How a Dress Is Made: Inside the Design and Production Process
A dress rarely begins with a finished idea. More often it starts with a question.
What should this piece feel like when you put it on? Where will it be worn? How should it move with the body? At Lalamour, building a dress is not a linear process.. it is a sequence of decisions, adjustments and refinements that take place long before a garment ever reaches production.
From idea to sketch
Every design starts with a concept rather than a trend. Inspiration can come from colour, a fabric development, a silhouette we want to refine, or a shape we know works particularly well on the body. Sketches are used as a tool to explore proportion and balance, not as a fixed blueprint. Many designs change significantly after the first drawing.

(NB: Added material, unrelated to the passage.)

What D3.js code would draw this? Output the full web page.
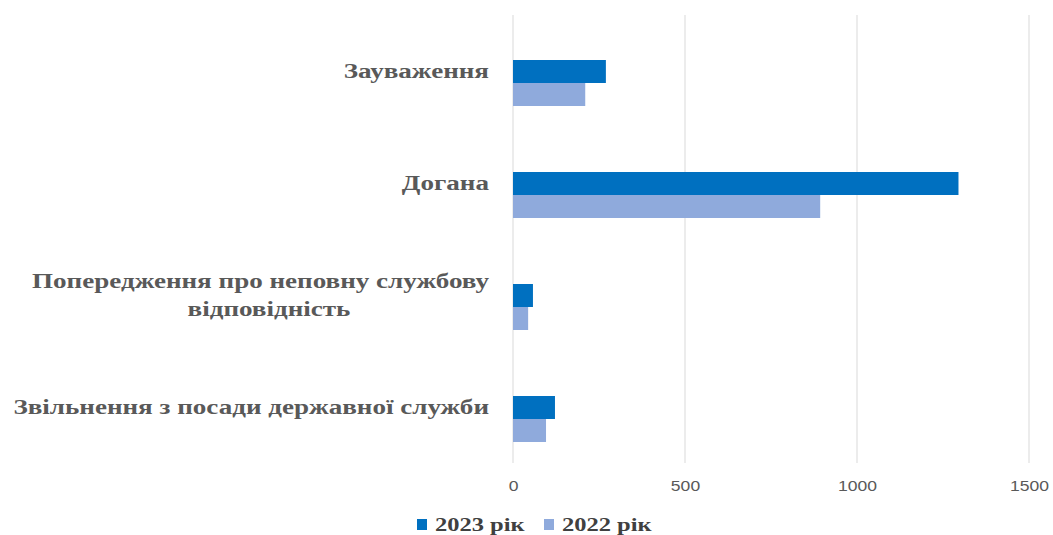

Fabric comes before detail
Before buttons, prints or finishing are considered, fabric choice takes centre stage. The weight, structure and drape of a fabric determine how a dress will behave in real life. A silhouette that works beautifully in a woven fabric may fail completely in jersey, and vice versa. That is why fabric testing happens early sometimes even before the final design is set.
Rather than choosing from existing stock fabrics, many of Lalamour’s materials are developed specifically for the collection. This allows for better control over quality and consistency, but it also means more testing, sampling and adjustment along the way.
The first sample
Once fabric and design direction align the first prototype is created. This sample is not meant to be perfect. It exists to answer practical questions: How does the dress sit on the shoulders? Does the waist placement feel natural? Does the fabric behave as expected when moving?
At this stage, proportions are often adjusted. Lengths change, sleeves are reshaped, necklines refined. Sometimes a design moves forward quickly. Other times, it goes back to the drawing board entirely.
Fit is refined, not assumed
Fit development is one of the most time-consuming parts of building a dress. A size label alone says very little about how a garment feels on the body. Small adjustments a few millimetres here a slightly different seam placement there can make the difference between a dress that looks good and one that feels right.
Multiple fitting rounds are common. Each version improves on the last, informed by wear tests and real feedback rather than assumptions. The goal is not perfection on paper, but comfort and confidence in wear.
Construction matters
A dress is more than its shape. Construction determines durability, movement and longevity. Seam finishes, reinforcement points and stitching techniques are reviewed carefully. These details may never be noticed consciously by the wearer, but they shape how a garment holds up over time.
This stage often involves close collaboration with our production partner, Orimpex, where technical expertise plays a key role in translating design into something that works in production without losing its original intention.
Final decisions
Only after fabric, fit and construction align does a dress move into production planning. Even then, adjustments may still be made. A pocket depth might change. A lining may be added or removed. Nothing is final until it proves itself in practice.
Building a dress takes time. It requires patience, collaboration and a willingness to revise decisions along the way. But that process matters. A dress that is thoughtfully built is one that is worn more often, kept longer and becomes part of someone’s everyday life.
At Lalamour, we believe good design is not about how quickly something is made but about how carefully it is built.